Я знал, что после снятия блокады Ленинграда в январе 1944 года Судаев сразу же приехал на полигон и одним из первых начал работу по созданию автомата под новый патрон 1943 года.

Весной и летом 1944 года я занимался в Средней Азии доработкой пулемета Горюнова. И хотя неоднократно приезжал в командировку на полигон, ни разу не встречался с Судаевым и не был с ним знаком.

И вот однажды осенью 1944 года, когда меня прикомандировали к конструкторскому бюро полигона, мы с ним, наконец-то, встретились. При весьма необычных обстоятельствах…

В отведенной мне для работы комнате стояла чертежная доска. На ней я делал контуры-наброски деталей карабина, отчаянно действуя карандашом и резинкой. И не заметил, как в комнате появился высокий, широкоплечий и немного сутуловатый офицер с майорскими погонами. Он стоял и смотрел на меня, растерявшегося, теплым, открытым взглядом. На кителе я увидел ордена Ленина и Красной Звезды.
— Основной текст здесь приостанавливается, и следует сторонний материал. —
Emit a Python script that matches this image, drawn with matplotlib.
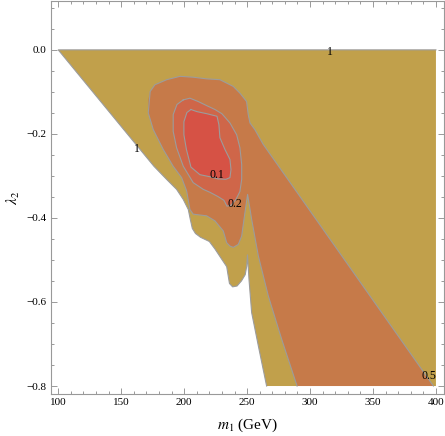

– Что же это ты, товарищ старший сержант, без разрешения хозяина в его апартаменты вселился? – шутливо произнес он. – Ладно-ладно, не тушуйся, ты делаешь государственное дело – оружие для Победы.

Майор стал успокаивать меня, увидев, как я стал нервно поправлять гимнастерку под ремнем.

– Давай лучше будем знакомиться и, надеюсь, дружить.

При этом он крепко, до боли сжал мою руку. Мне даже показалось, будто она онемела. Но вскоре я забыл про боль в руке – ведь это был знаменитый Судаев. Оказалось, что меня поместили в его рабочую комнату и с той поры мы работали рядом, часто обсуждая какие-либо технические проблемы.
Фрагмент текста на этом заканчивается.